In another recent study, Gerlt, Jacobson, and coworkers predicted and verified a completely new metabolic pathway (Nature 2013, DOI:10.1038/nature12576). They started with a protein for which the structure, but not the function, was known. The structure had been solved in 2007 as part of the Protein Structure Initiative, another large-scale project within the National Institutes of Health.
They took advantage of a property of bacterial genomes to determine the identities of two other enzymes that form a metabolic pathway with the first enzyme. “Metabolic pathways in bacteria are often encoded by operons or gene clusters,” Gerlt says. “There are very large gene clusters that encode the enzymes involved in the construction of very complicated natural products.” If those cooperating enzymes are close to one another in the genome, that “simplifies the problem because at least you believe you know what all the players are,” Gerlt adds.

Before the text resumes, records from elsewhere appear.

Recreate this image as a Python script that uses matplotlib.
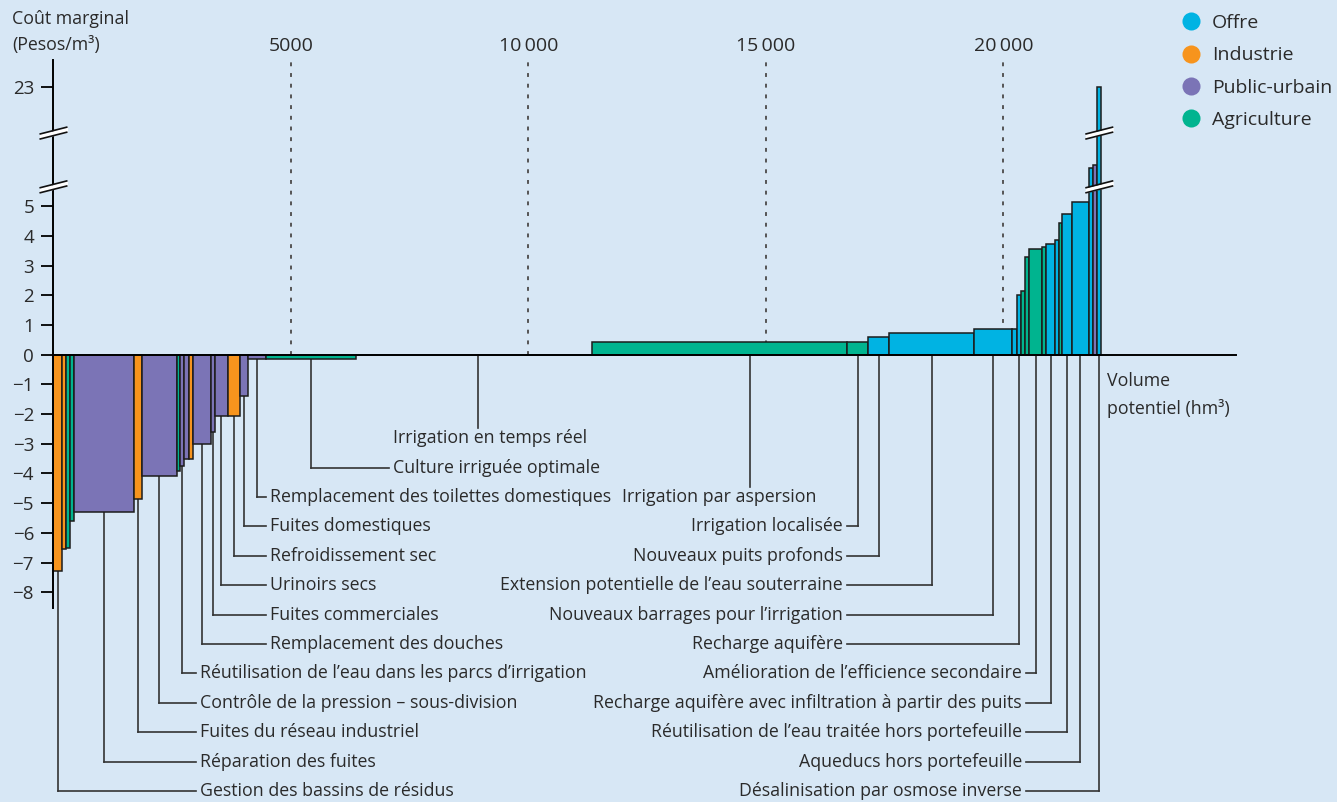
import numpy as np
import matplotlib
matplotlib.use("Agg")
import matplotlib.pyplot as plt
from matplotlib.lines import Line2D

# ---------------- data ----------------
sectors = ["Offre", "Industrie", "Public-urbain", "Agriculture"]
sector_colors = ["#00b3e3", "#f7941d", "#7b74b6", "#00b48f"]

# sector code: O=Offre, I=Industrie, P=Public-urbain, A=Agriculture
bar_sector = ["I", "I", "A", "A", "P", "I", "P", "A", "P", "P", "I", "P", "P", "P", "I", "P", "P", "A",
              "A", "A", "A", "O", "O", "O", "O", "O", "A", "A", "A", "A", "O", "O", "A", "O", "O", "O", "P", "O"]
bar_volume = [173, 97, 84, 84, 1263, 168, 724, 69, 95, 105, 84, 362, 84, 274, 265, 168, 366, 1895,
              4985, 5364, 442, 443, 1789, 804, 89, 90, 89, 86, 274, 84, 183, 84, 70, 198, 364, 95, 80, 88]
bar_cost = [-7.3, -6.55, -6.5, -5.6, -5.3, -4.85, -4.1, -3.9, -3.75, -3.5, -3.5, -3.0, -2.6, -2.05, -2.05, -1.4, -0.15, -0.15,
            0.0, 0.43, 0.43, 0.58, 0.72, 0.85, 0.85, 2.0, 2.14, 3.3, 3.56, 3.64, 3.72, 3.86, 4.43, 4.74, 5.14, 6.3, 6.4, 23.0]
bar_label = {
    0: "Gestion des bassins de résidus",
    4: "Réparation des fuites",
    5: "Fuites du réseau industriel",
    6: "Contrôle de la pression – sous-division",
    8: "Réutilisation de l’eau dans les parcs d’irrigation",
    11: "Remplacement des douches",
    12: "Fuites commerciales",
    13: "Urinoirs secs",
    14: "Refroidissement sec",
    15: "Fuites domestiques",
    16: "Remplacement des toilettes domestiques",
    17: "Culture irriguée optimale",
    18: "Irrigation en temps réel",
    19: "Irrigation par aspersion",
    20: "Irrigation localisée",
    21: "Nouveaux puits profonds",
    22: "Extension potentielle de l’eau souterraine",
    23: "Nouveaux barrages pour l’irrigation",
    25: "Recharge aquifère",
    28: "Amélioration de l’efficience secondaire",
    30: "Recharge aquifère avec infiltration à partir des puits",
    33: "Réutilisation de l’eau traitée hors portefeuille",
    34: "Aqueducs hors portefeuille",
    37: "Désalinisation par osmose inverse",
}
y_ticks = [-8, -7, -6, -5, -4, -3, -2, -1, 0, 1, 2, 3, 4, 5, 23]
x_ticks = [5000, 10000, 15000, 20000]
x_tick_labels = ["5000", "10\u2009000", "15\u2009000", "20\u2009000"]

# ---------------- layout (annotation placement only) ----------------
# label id -> (row, text x [hm3], ha, style, leader fraction along bar)
label_layout = {
    18: (0, 7147, "left", "below", 0.516),
    17: (1, 7147, "left", "elbow", 0.5),
    16: (2, 4558, "left", "elbow", 0.5),
    15: (3, 4558, "left", "elbow", 0.5),
    14: (4, 4558, "left", "elbow", 0.5),
    13: (5, 4558, "left", "elbow", 0.5),
    12: (6, 4558, "left", "elbow", 0.5),
    11: (7, 4558, "left", "elbow", 0.5),
    8: (8, 3084, "left", "elbow", 0.5),
    6: (9, 3084, "left", "elbow", 0.5),
    5: (10, 3084, "left", "elbow", 0.5),
    4: (11, 3084, "left", "elbow", 0.5),
    0: (12, 3084, "left", "elbow", 0.5),
    19: (2, 16053, "right", "below", 0.62),
    20: (3, 16621, "right", "elbow", 0.5),
    21: (4, 16621, "right", "elbow", 0.5),
    22: (5, 16621, "right", "elbow", 0.5),
    23: (6, 16621, "right", "elbow", 0.5),
    25: (7, 16621, "right", "elbow", 0.5),
    28: (8, 20389, "right", "elbow", 0.5),
    30: (9, 20389, "right", "elbow", 0.5),
    33: (10, 20389, "right", "elbow", 0.5),
    34: (11, 20389, "right", "elbow", 0.5),
    37: (12, 20389, "right", "elbow", 0.5),
}


def fwd(v):
    """broken y axis: linear up to 7, compressed above"""
    v = np.asarray(v, dtype=float)
    return np.where(v <= 7, v, 7 + (v - 7) * 0.125)


BG = "#d7e7f5"
FONT = ["Open Sans", "DejaVu Sans"]
plt.rcParams["font.family"] = FONT
TXT = "#2a2a2a"
FS = 12.8

fig = plt.figure(figsize=(13.37, 8.02), dpi=100, facecolor=BG)
ax = fig.add_axes([0, 0, 1, 1], facecolor=BG)
ax.set_xlim(-1126, 27021)
ax.set_ylim(-15.06, 11.94)

cmap = dict(zip(["O", "I", "P", "A"], sector_colors))
widths = np.array(bar_volume, dtype=float)
lefts = np.concatenate([[0], np.cumsum(widths)[:-1]])
costs = np.array(bar_cost)
heights = fwd(costs)
ax.bar(lefts, heights, width=widths, align="edge",
       color=[cmap[s] for s in bar_sector], edgecolor="#1c1c1c", linewidth=1.1, zorder=3)

# dotted guide lines + top tick labels
ax.vlines(x_ticks, 0, 9.86, colors="#555555", linestyles=(0, (2, 3.5)), linewidth=1.4, zorder=1)
ax.xaxis.set_ticks_position("top")
ax.set_xticks(x_ticks)
ax.set_xticklabels(x_tick_labels)
ax.spines["top"].set_position(("data", 9.95))
ax.spines["top"].set_visible(False)
ax.tick_params(axis="x", length=0, pad=3, labelsize=14, labelcolor=TXT)

# y axis
ax.spines["right"].set_visible(False)
ax.spines["left"].set_position(("data", 0))
ax.spines["left"].set_bounds(-8.53, 9.93)
ax.spines["left"].set_linewidth(1.4)
ax.spines["left"].set_zorder(4)
ax.spines["bottom"].set_position(("data", 0))
ax.spines["bottom"].set_bounds(0, 24895)
ax.spines["bottom"].set_linewidth(1.4)
ax.spines["bottom"].set_zorder(4)
ax.set_yticks(fwd(y_ticks))
ax.set_yticklabels([str(t).replace("-", "\u2212") for t in y_ticks])
ax.tick_params(axis="y", direction="out", length=9, width=1.3, pad=5, labelsize=13.5, labelcolor=TXT)


# axis breaks
def draw_break(xc, yc):
    dx = 295
    dy = 0.12
    gap = 0.085
    xs = np.array([xc - dx, xc + dx])
    ys = np.array([yc - dy, yc + dy])
    ax.fill_between(xs, ys - gap, ys + gap, color="white", zorder=6, linewidth=0)
    ax.plot(xs, ys - gap, color="#111111", lw=1.2, zorder=7, solid_capstyle="butt")
    ax.plot(xs, ys + gap, color="#111111", lw=1.2, zorder=7, solid_capstyle="butt")


last_center = lefts[-1] + widths[-1] / 2
for yb in (5.65, 7.46):
    draw_break(0, yb)
    draw_break(last_center, yb)

# leader lines and labels
LC = "#333333"
gap_x = 90
for idx, text in bar_label.items():
    row, tx, ha, style, frac = label_layout[idx]
    lx = lefts[idx] + widths[idx] * frac
    y0 = min(heights[idx], 0)
    ry = -2.81 - row * 0.99
    if style == "below":
        ax.plot([lx, lx], [y0, ry + 0.35], color=LC, lw=1.2, zorder=2)
    else:
        ax.plot([lx, lx], [y0, ry], color=LC, lw=1.2, zorder=2)
        if ha == "left":
            ax.plot([lx, tx - gap_x], [ry, ry], color=LC, lw=1.2, zorder=2)
        else:
            ax.plot([lx, tx + gap_x], [ry, ry], color=LC, lw=1.2, zorder=2)
    ax.text(tx, ry, text, ha=ha, va="center", fontsize=FS, color=TXT, zorder=5)

# axis titles
ax.text(-874, 11.62, "Coût marginal\n(Pesos/m³)", ha="left", va="top", fontsize=FS, color=TXT, linespacing=1.58)
ax.text(22179, -0.6, "Volume\npotentiel (hm³)", ha="left", va="top", fontsize=FS, color=TXT, linespacing=1.58)

# legend
handles = [Line2D([], [], marker="o", ls="", ms=13, color=c, markeredgewidth=0) for c in sector_colors]
leg = fig.legend(handles, sectors, loc="upper left", bbox_to_anchor=(1181 / 1337, 1 - 14 / 802),
                 frameon=False, fontsize=14, handlelength=1.0, handletextpad=0.6,
                 labelspacing=0.74, borderaxespad=0, borderpad=0)
for t in leg.get_texts():
    t.set_color(TXT)

fig.savefig("out.png", dpi=100, facecolor=BG)
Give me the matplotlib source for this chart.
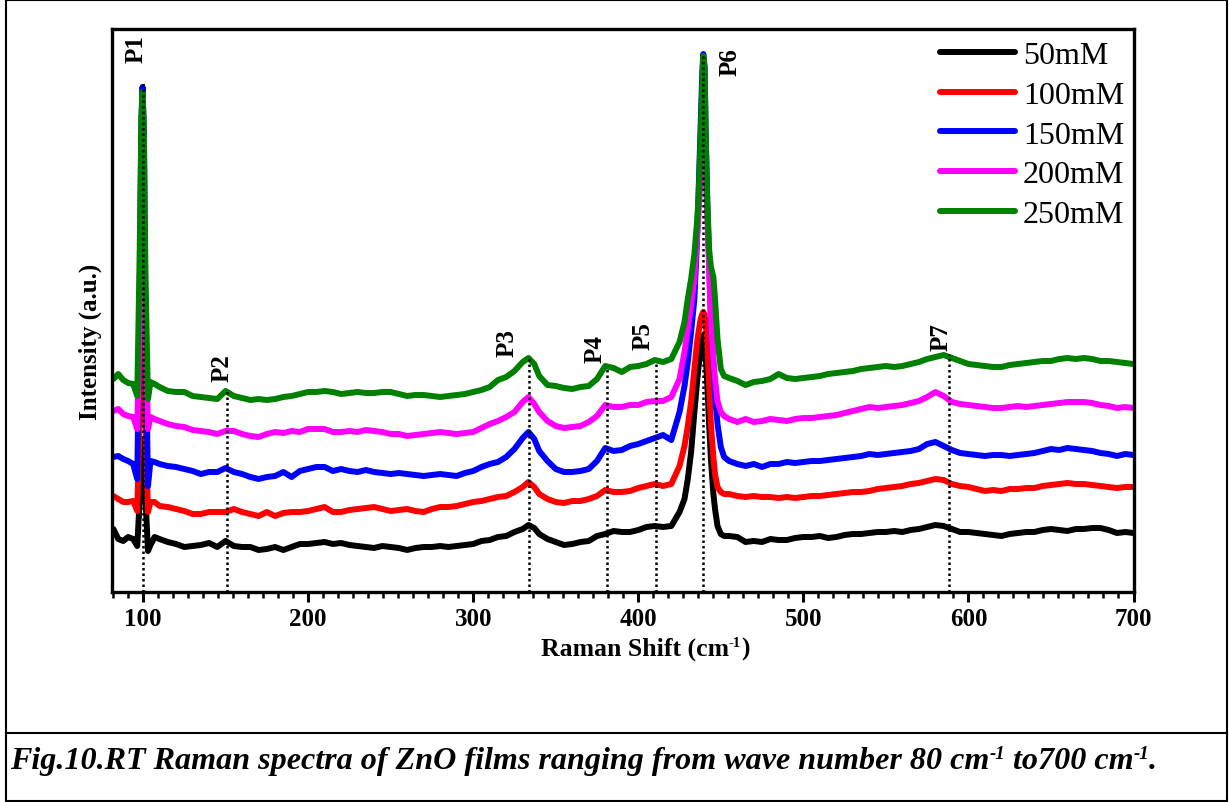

Finding the novel pathway required pulling together several tools that consortium members have developed. Jacobson, Gerlt, and their colleagues used computational methods to dock thousands of potential substrates in the enzyme’s active site. The best-scoring substrates were amino acids, especially proline analogs and N-capped amino acid derivatives. Those results allowed the researchers to predict that the enzyme was an amino acid racemase/epimerase that uses substrates with N-substitution.
The researchers didn’t have structures for other enzymes in the group, but they were able to build homology models for them. They did similar docking studies with those models and were able to figure out the complete pathway.
But this required considerable chemical intuition. “There still is a chemical brain that has to be involved at this point,” Gerlt says. “If you’ve thought about pathways and metabolism enough, intuition allows you to get some idea of the steps.”
The problem with needing chemical intuition is that “cleverness is not scalable,” Jacobson says. “What we need to do next is turn that type of approach into an algorithm that can be applied in a more semiautomated way on a larger scale.”
The approach the team used to discover that pathway is the way of the future, Shoichet says. “The idea is that you would dock against a much larger number of target enzymes, hopefully guided by sequence information,” he says. “In bacteria, sequence can really focus you on proteins that might be in the pathway, but only some of which will be. The idea is that you dock against all of them and then look for similarities or chemical links among the high-scoring ligands.”
But pathways are still a “stretch objective,” Shoichet says. “It’s worked once. Let’s see if we can make it systematic.”
EFI is not only developing such tools for use by its own participants but is also starting to make them available to a broader audience. The consortium has already held workshops to introduce researchers to the tools. Some of those workshops have been targeted at researchers working with particular enzyme superfamilies. Others have cast a wider net.
Researchers don’t have to attend workshops to gain access, however. Some of the tools are now available on the Internet for anybody who wants to use them. In particular, Metabolite Docker, a tool developed by Shoichet’s team, is now accessible at metabolite.docking.org.
The members of EFI are proud of the work they’ve accomplished so far. “This is not something a single investigator could dream of doing,” Gerlt says. “We’re doing science now that I couldn’t have imagined we ever would have done.”